The flight was cake—I was on the side of the plane where there are only 2 seats and I totally lucked out because the seat next to me was empty! So I stretched out and slept the whole time- who needs business class when you’ve got karma?! I’ve definitely paid my fair share in transcontinental flights stuck in the middle of 2 fat strangers.  I woke up just as breakfast was being served and we landed within the hour. 

I just got off the plane in Zurich—or what I like to call the Madison Avenue of Airports.  Trying to find the correct terminal to Prague I pass Hermes, Armani, Gucci, Hugo Boss—its ridiculous!  Everyone here is so chic and dressed to the nines—and its only 7:30 am!  Then again there are also businessmen in the bar drinking, so clearly there’s a different lifestyle here.
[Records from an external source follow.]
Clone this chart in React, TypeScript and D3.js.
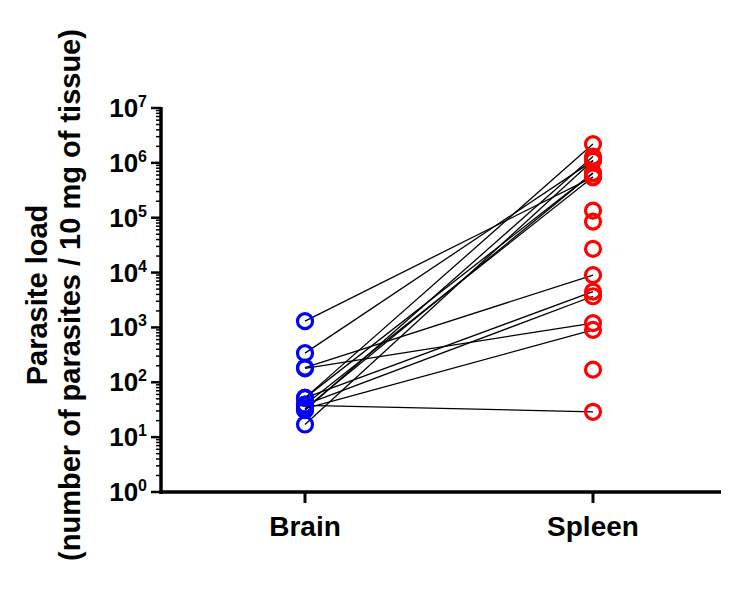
import React from 'react';
import * as d3 from 'd3';

const width = 729;
const height = 592;

const categories = ['Brain', 'Spleen'];

// paired samples: brain value i goes with spleen value i
const brainLoad = [1300, 340, 185, 180, 52, 52, 39, 38, 33, 31, 33, 17, 39, 52];
const spleenLoad = [550000, 1100000, 9000, 1200, 4500, 2200000, 3700, 29, 900, 1300000, 650000, 1100000, 550000, 650000];

// spleen samples with no brain value
const spleenOnly = [135000, 85000, 27000, 170];

const tickExponents = [0, 1, 2, 3, 4, 5, 6, 7];

const font = 'Arial, "Liberation Sans", Helvetica, sans-serif';

export default class App extends React.Component {

    node: SVGSVGElement | null = null;

    componentDidMount(){
        this.drawChart();
    }

    drawChart(){

        const svg = d3.select(this.node);
        svg.selectAll('*').remove();

        const y = d3.scaleLog().domain([1, 1e7]).range([492, 108]);
        const x = d3.scalePoint().domain(categories).range([305, 593]);
        const axisX = 161;

        // minor ticks
        const minors: number[] = [];
        for (let e = 0; e < 7; e++) {
            for (let m = 2; m <= 9; m++) minors.push(m * Math.pow(10, e));
        }
        svg.append('g').selectAll('line').data(minors).join('line')
            .attr('x1', axisX - 5).attr('x2', axisX)
            .attr('y1', d => y(d)).attr('y2', d => y(d))
            .attr('stroke', 'black').attr('stroke-width', 1.5);

        // major ticks + labels
        const major = svg.append('g').selectAll('g').data(tickExponents).join('g')
            .attr('transform', d => `translate(0,${y(Math.pow(10, d))})`);
        major.append('line')
            .attr('x1', axisX - 10).attr('x2', axisX)
            .attr('stroke', 'black').attr('stroke-width', 2.5);
        const lbl = major.append('text')
            .attr('x', 147).attr('y', 9)
            .attr('text-anchor', 'end')
            .style('font-family', font).style('font-weight', 'bold').style('font-size', '26px');
        lbl.append('tspan').text('10');
        lbl.append('tspan').attr('dy', -10).style('font-size', '16px').text(d => String(d));

        // axis lines
        svg.append('line')
            .attr('x1', axisX).attr('x2', axisX)
            .attr('y1', y(1e7) - 1).attr('y2', 494)
            .attr('stroke', 'black').attr('stroke-width', 3.5);
        svg.append('line')
            .attr('x1', axisX - 1.5).attr('x2', 721)
            .attr('y1', 492).attr('y2', 492)
            .attr('stroke', 'black').attr('stroke-width', 3.5);

        // x ticks + labels
        const xt = svg.append('g').selectAll('g').data(categories).join('g')
            .attr('transform', d => `translate(${x(d)},0)`);
        xt.append('line').attr('y1', 492).attr('y2', 503)
            .attr('stroke', 'black').attr('stroke-width', 3);
        xt.append('text').attr('y', 536).attr('text-anchor', 'middle')
            .style('font-family', font).style('font-weight', 'bold').style('font-size', '28px')
            .text(d => d);

        // y title
        const title = svg.append('text')
            .attr('transform', 'translate(47,295) rotate(-90)')
            .attr('text-anchor', 'middle')
            .style('font-family', font).style('font-weight', 'bold').style('font-size', '29px');
        title.append('tspan').attr('x', 0).attr('y', 0).text('Parasite load');
        title.append('tspan').attr('x', 0).attr('y', 33).text('(number of parasites / 10 mg of tissue)');

        // connecting lines
        svg.append('g').selectAll('line').data(brainLoad).join('line')
            .attr('x1', x('Brain')!).attr('x2', x('Spleen')!)
            .attr('y1', d => y(d)).attr('y2', (d, i) => y(spleenLoad[i]))
            .attr('stroke', 'black').attr('stroke-width', 1.3);

        // points
        svg.append('g').selectAll('circle').data(brainLoad).join('circle')
            .attr('cx', x('Brain')!).attr('cy', d => y(d)).attr('r', 7.5)
            .attr('fill', 'none').attr('stroke', '#0000ff').attr('stroke-width', 3.2);
        svg.append('g').selectAll('circle').data(spleenLoad.concat(spleenOnly)).join('circle')
            .attr('cx', x('Spleen')!).attr('cy', d => y(d)).attr('r', 7.5)
            .attr('fill', 'none').attr('stroke', '#ff0000').attr('stroke-width', 3.2);
    }

    render() {
        return (
            <svg ref={node => { this.node = node; }} width={width} height={height}
                style={{ position: 'absolute', left: 0, top: 0, background: 'white' }} />
        );
    }
}
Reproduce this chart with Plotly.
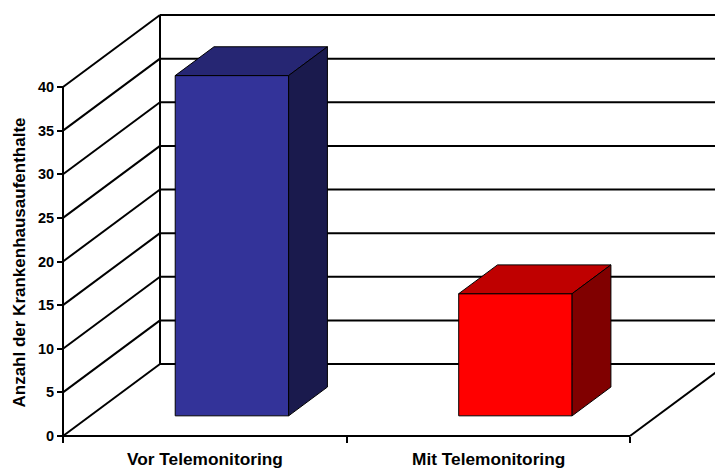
import plotly.graph_objects as go

# ---------------- data ----------------
categories = ["Vor Telemonitoring", "Mit Telemonitoring"]
values = [39, 14]
y_ticks = [0, 5, 10, 15, 20, 25, 30, 35, 40]
axis_title = "Anzahl der Krankenhausaufenthalte"

front_colors = ["#333399", "#FF0000"]
top_colors = ["#262673", "#BF0000"]
side_colors = ["#1A1A4D", "#800000"]

# ---------------- geometry (pixels -> data scale) ----------------
W, H = 715, 468
PX_X0, PX_XN = 63, 630      # pixel of category-axis start / end
PX_Y0, PX_YMAX = 436, 87    # pixel of value 0 / value 40 on front axis
L, R, T, B = 55, 715, 8, 440  # plot area in pixels
ncat = len(categories)
ymax = y_ticks[-1]
SX = (PX_XN - PX_X0) / ncat
SY = (PX_Y0 - PX_YMAX) / ymax
DX = 97 / SX                # depth offset of back wall (x units)
DY = 72 / SY                # depth offset of back wall (value units)
BAR_W = 0.4
D_FRONT, D_BACK = 0.28, 0.68

x_range = [(L - PX_X0) / SX, (R - PX_X0) / SX]
y_range = [(PX_Y0 - B) / SY, (PX_Y0 - T) / SY]

FONT = "Arial, Liberation Sans, sans-serif"

fig = go.Figure()

# ---------------- walls and grid ----------------
xs, ys = [], []


def seg(x1, y1, x2, y2):
    xs.extend([x1, x2, None])
    ys.extend([y1, y2, None])


seg(0, 0, 0, ymax)                      # front-left vertical
seg(DX, DY, DX, DY + ymax)              # back-left vertical
for v in y_ticks:
    seg(0, v, DX, v + DY)               # left wall diagonals
    seg(DX, v + DY, ncat + DX, v + DY)  # back wall gridlines
seg(0, 0, ncat, 0)                      # floor front edge
seg(ncat, 0, ncat + DX, DY)             # floor right edge

fig.add_trace(go.Scatter(x=xs, y=ys, mode="lines",
                         line=dict(color="black", width=2),
                         hoverinfo="skip", showlegend=False))

# ---------------- 3D bars ----------------
ddx = (D_BACK - D_FRONT) * DX
ddy = (D_BACK - D_FRONT) * DY
for i, val in enumerate(values):
    x0 = i + 0.5 - BAR_W / 2 + D_FRONT * DX
    x1 = x0 + BAR_W
    yb = D_FRONT * DY
    yt = yb + val
    faces = [
        ([x0, x1, x1, x0, x0], [yb, yb, yt, yt, yb], front_colors[i]),
        ([x0, x1, x1 + ddx, x0 + ddx, x0], [yt, yt, yt + ddy, yt + ddy, yt], top_colors[i]),
        ([x1, x1 + ddx, x1 + ddx, x1, x1], [yb, yb + ddy, yt + ddy, yt, yb], side_colors[i]),
    ]
    for fx, fy, col in faces:
        fig.add_trace(go.Scatter(x=fx, y=fy, mode="lines", fill="toself",
                                 fillcolor=col, line=dict(color="black", width=1),
                                 hoverinfo="skip", showlegend=False))

# ---------------- labels ----------------
for i, cat in enumerate(categories):
    fig.add_annotation(x=i + 0.5, xref="x", y=(B - 458.5) / (B - T), yref="paper",
                       text=cat, showarrow=False, xanchor="center", yanchor="middle",
                       font=dict(family=FONT, size=17.3, color="black", weight="bold"))

fig.add_annotation(x=(19 - L) / (R - L), xref="paper", y=(B - 262.5) / (B - T), yref="paper",
                   text=axis_title, textangle=-90, showarrow=False,
                   xanchor="center", yanchor="middle",
                   font=dict(family=FONT, size=17, color="black", weight="bold"))

fig.update_layout(
    width=W, height=H,
    margin=dict(l=L, r=W - R, t=T, b=H - B, pad=0),
    paper_bgcolor="white", plot_bgcolor="white",
    xaxis=dict(range=x_range, anchor="free", position=(B - PX_Y0) / (B - T),
               tickvals=list(range(ncat + 1)), ticktext=[""] * (ncat + 1),
               ticks="outside", ticklen=6, tickwidth=2, tickcolor="black",
               showgrid=False, zeroline=False, showline=False, fixedrange=True),
    yaxis=dict(range=y_range, anchor="free", position=(PX_X0 - L) / (R - L),
               tickvals=y_ticks, ticks="outside", ticklen=6, tickwidth=2,
               tickcolor="black",
               tickfont=dict(family=FONT, size=14.5, color="black", weight="bold"),
               showgrid=False, zeroline=False, showline=False, fixedrange=True),
    showlegend=False,
)

fig.write_html("out.html")
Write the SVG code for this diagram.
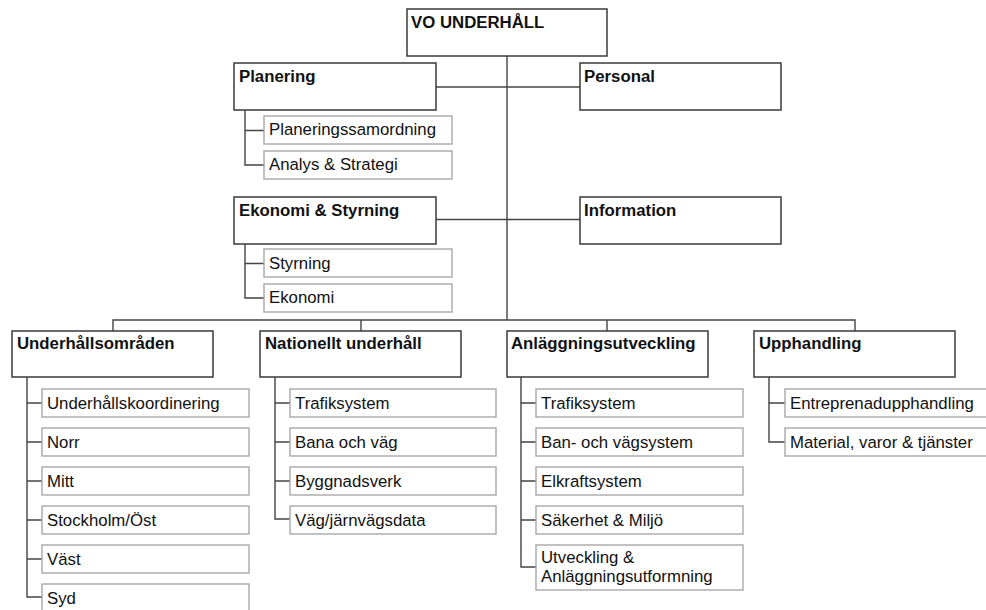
<svg xmlns="http://www.w3.org/2000/svg" width="986" height="610" viewBox="0 0 986 610">
  <style>
    .hd rect { fill: #fff; stroke: #3a3a3a; stroke-width: 1.5; }
    .hd text { font-family: "Liberation Sans", Arial, sans-serif; font-weight: bold; font-size: 16.8px; fill: #111; }
    .sub rect { fill: #fff; stroke: #a8a8a8; stroke-width: 1.4; }
    .sub text { font-family: "Liberation Sans", Arial, sans-serif; font-size: 16.8px; fill: #111; }
    #connectors path { fill: none; stroke: #444; stroke-width: 1.4; }
  </style>
  <rect width="986" height="610" fill="#fff"/>

  <g id="connectors">
    <!-- spine and staff lines -->
    <path d="M507,56 V320"/>
    <path d="M436,87 H580"/>
    <path d="M436,219.5 H580"/>
    <!-- bus to the four units -->
    <path d="M113,331 V320 H855 V331"/>
    <path d="M361,320 V331"/>
    <path d="M607,320 V331"/>
    <!-- sub-unit brackets -->
    <path d="M245,110 V165 H264 M245,130.5 H264"/>
    <path d="M245,244 V298 H264 M245,263.5 H264"/>
    <path d="M27,377 V597 H42 M27,403 H42 M27,442 H42 M27,481 H42 M27,520 H42 M27,559 H42"/>
    <path d="M275,377 V519 H290 M275,403 H290 M275,442 H290 M275,481 H290"/>
    <path d="M521,377 V567 H536 M521,403 H536 M521,442 H536 M521,481 H536 M521,520 H536"/>
    <path d="M769,377 V442 H785 M769,403 H785"/>
  </g>

  <g id="vo-underhall" class="hd"><rect x="407" y="9" width="200" height="47"/><text x="411" y="27.5">VO UNDERHÅLL</text></g>

  <g id="planering" class="hd"><rect x="234" y="63" width="202" height="47"/><text x="239" y="82">Planering</text></g>
  <g id="personal" class="hd"><rect x="580" y="63" width="201" height="47"/><text x="584" y="82">Personal</text></g>
  <g id="planeringssamordning" class="sub"><rect x="264" y="116" width="188" height="28"/><text x="269" y="135">Planeringssamordning</text></g>
  <g id="analys-strategi" class="sub"><rect x="264" y="151" width="188" height="28"/><text x="269" y="170">Analys &amp; Strategi</text></g>

  <g id="ekonomi-styrning" class="hd"><rect x="234" y="197" width="202" height="47"/><text x="239" y="216">Ekonomi &amp; Styrning</text></g>
  <g id="information" class="hd"><rect x="580" y="197" width="201" height="47"/><text x="584" y="216">Information</text></g>
  <g id="styrning" class="sub"><rect x="264" y="249" width="188" height="28"/><text x="269" y="269">Styrning</text></g>
  <g id="ekonomi" class="sub"><rect x="264" y="284" width="188" height="28"/><text x="269" y="303">Ekonomi</text></g>

  <g id="underhallsomraden" class="hd"><rect x="12" y="331" width="201" height="46"/><text x="17" y="349">Underhållsområden</text></g>
  <g id="uo-koordinering" class="sub"><rect x="42" y="389" width="207" height="28"/><text x="47" y="409">Underhållskoordinering</text></g>
  <g id="uo-norr" class="sub"><rect x="42" y="428" width="207" height="28"/><text x="47" y="448">Norr</text></g>
  <g id="uo-mitt" class="sub"><rect x="42" y="467" width="207" height="28"/><text x="47" y="487">Mitt</text></g>
  <g id="uo-stockholm" class="sub"><rect x="42" y="506" width="207" height="28"/><text x="47" y="526">Stockholm/Öst</text></g>
  <g id="uo-vast" class="sub"><rect x="42" y="545" width="207" height="28"/><text x="47" y="565">Väst</text></g>
  <g id="uo-syd" class="sub"><rect x="42" y="584" width="207" height="28"/><text x="47" y="604">Syd</text></g>

  <g id="nationellt-underhall" class="hd"><rect x="260" y="331" width="201" height="46"/><text x="265" y="349">Nationellt underhåll</text></g>
  <g id="nu-trafiksystem" class="sub"><rect x="290" y="389" width="206" height="28"/><text x="295" y="409">Trafiksystem</text></g>
  <g id="nu-bana-vag" class="sub"><rect x="290" y="428" width="206" height="28"/><text x="295" y="448">Bana och väg</text></g>
  <g id="nu-byggnadsverk" class="sub"><rect x="290" y="467" width="206" height="28"/><text x="295" y="487">Byggnadsverk</text></g>
  <g id="nu-data" class="sub"><rect x="290" y="506" width="206" height="28"/><text x="295" y="526">Väg/järnvägsdata</text></g>

  <g id="anlaggningsutveckling" class="hd"><rect x="507" y="331" width="201" height="46"/><text x="511" y="349">Anläggningsutveckling</text></g>
  <g id="au-trafiksystem" class="sub"><rect x="536" y="389" width="207" height="28"/><text x="541" y="409">Trafiksystem</text></g>
  <g id="au-ban-vagsystem" class="sub"><rect x="536" y="428" width="207" height="28"/><text x="541" y="448">Ban- och vägsystem</text></g>
  <g id="au-elkraft" class="sub"><rect x="536" y="467" width="207" height="28"/><text x="541" y="487">Elkraftsystem</text></g>
  <g id="au-sakerhet" class="sub"><rect x="536" y="506" width="207" height="28"/><text x="541" y="526">Säkerhet &amp; Miljö</text></g>
  <g id="au-utveckling" class="sub"><rect x="536" y="545" width="207" height="45"/><text x="541" y="563">Utveckling &amp;</text><text x="541" y="582">Anläggningsutformning</text></g>

  <g id="upphandling" class="hd"><rect x="754" y="331" width="201" height="46"/><text x="759" y="349">Upphandling</text></g>
  <g id="up-entreprenad" class="sub"><rect x="785" y="389" width="210" height="28"/><text x="790" y="409">Entreprenadupphandling</text></g>
  <g id="up-material" class="sub"><rect x="785" y="428" width="210" height="28"/><text x="790" y="448">Material, varor &amp; tjänster</text></g>
</svg>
About time to board the plane… I’m SO EXCITED!! Woo hoo!

Wednesday, August 5, 2009

Charleston Airport

I am sitting in the Charleston Airport terminal waiting to board my flight to Atlanta.  It’s finally sinking in that I’m leaving.  I have been so busy with my internship and work, not to mention trying to make the most of my final days/weeks in Charleston that I haven’t even had time to get excited about this wonderful journey I am about to embark on.  But now that I’ve gotten through security and the only thing I have to wait on is boarding the plane I can think about the next two months ahead of me and I’m so stoked! I’m also a little anxious, and definitely nervous that I’ve packed wayyyyy too much (as always).

Time to board… this is really happening! I will really miss all my friends and family but I’m looking forward to the new friends I am going to make and exploring new cities!!

I’m new to this whole blog thing.  But I figured this would be the easiest way to not only document my travels for myself but also to keep everyone else who cares about what I’m doing updated as well.  I’m no wordsmith so I’m giving fair warning—I’m not aiming for entries revealing some eloquent insight to life (although if the inspiration arises, you may get lucky…). This is merely a narrative to my European adventure, so enjoy!!